After cleaning text, you will need to split it into smaller pieces called chunks which are optimal for embedding and querying. It is a process of breaking down large blocks of text into smaller, manageable and semantically meaningful units. Chunking is critical as it is ineffective to store an entire document as one vector. Chunking improves retrieval granularity and ensures content fits within the LLM's context window.

Chunks can be small, medium or large and they vary based on the use case. The challenge is to do splitting in a way that preserves context and meaning as much as possible. Although chunks are primarily created for the purpose of the basic RAG, they also help contextualise the entity extraction in the Knowledge Graph creation for GraphRAG.

Key considerations for chunking include:

Chunk Size: Choosing an appropriate chunk length is important. Chunks might be defined in terms of characters or tokens (for example 500 words or 1000 characters per chunk). If chunks are too large, they might overflow model limits and also dilute the relevance (a big chunk might contain multiple topics which make it harder to retrieve exactly the right one). On the other side, if chunks are too small, important context can be lost and the model might not have enough information to be useful. A common practice is to aim for a chunk that would produce an embedding of a few hundred dimensions which is often a few paragraphs of text. It is widely accepted that the medium chunks are optimal for RAG as they provide good enough context vs recall ration.
Chunk Overlap: To mitigate the issue of splitting context, many pipelines use overlapping chunks. For instance, if using a sliding window over text, one might take 1000 characters with a 200 character overlap for the next chunk. This way, if a crucial sentence falls on a boundary, it will still appear in at least one of the chunks in full. Overlap helps maintain continuity but increases redundancy (which is generally okay; embeddings of overlapping chunks will be similar).
Natural Boundaries: Ideally, splits should happen at logical boundaries like paragraph breaks or sentence ends rather than arbitrarily in the middle of a sentence. Techniques like Recursive Character Text Splitter (as used in LangChain) attempt this. They first try to split by sections or paragraphs and then, if chunks are still too large, they split by sentence until chunks are below the size limit. This preserves readability and coherence.
No Loss of Knowledge: The aim is to ensure that no important fact or answer spans across two chunks without overlap. If a user's question pertains to a piece of text that was split, the overlapping strategy or careful boundary selection should ensure that at least one chunk contains the full context needed to answer. It often requires trial and error to find the right chunk size and overlap for a given dataset and embedding model.
Chunk Metadata: When splitting, each chunk inherits metadata from its source document (like document ID, title) and often is augmented with location info (page number, section number). For example, after chunking, one chunk’s metadata might say source: Employee_Handbook.pdf, page: 12. This is critical for later stages to trace answers back to sources and also for possibly grouping results by document in a UI.
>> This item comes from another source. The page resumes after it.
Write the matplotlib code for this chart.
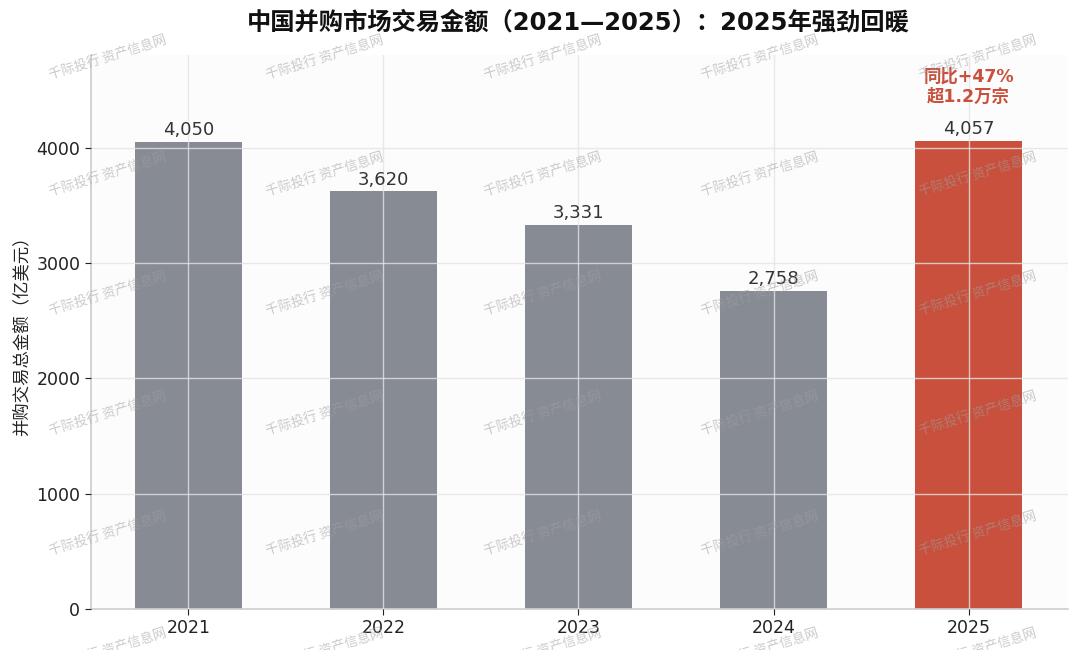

Why chunking matters: The vector database or retrieval system will be fetching whole chunks in response to queries. If chunking is done well, each chunk is a self-contained, topical unit of information that can be returned as a relevant piece to the LLM. If done poorly (too large or misaligned chunks), the system might retrieve a lot of irrelevant text along with the relevant parts, which can confuse the LLM or waste its context window (and potentially cause context poisoning, where irrelevant info degrades the answer quality).

For example, if we have a 20-page document on “Company Security Policies.” Instead of embedding the entire 20 pages as one vector (which would be too large), we chunk it into say 40 chunks of half-page each. Each chunk will capture a specific policy or subtopic. A query about “password length requirements” should retrieve the chunk about password policy, not the entire policy document. Well-chosen chunking enables that precise retrieval.

In summary, chunking turns documents into bite-sized, context-rich pieces that are fit for LLM's consumption. It balances completeness of context with specificity, ensuring the system can later pinpoint exactly the pieces of information needed to answer a question.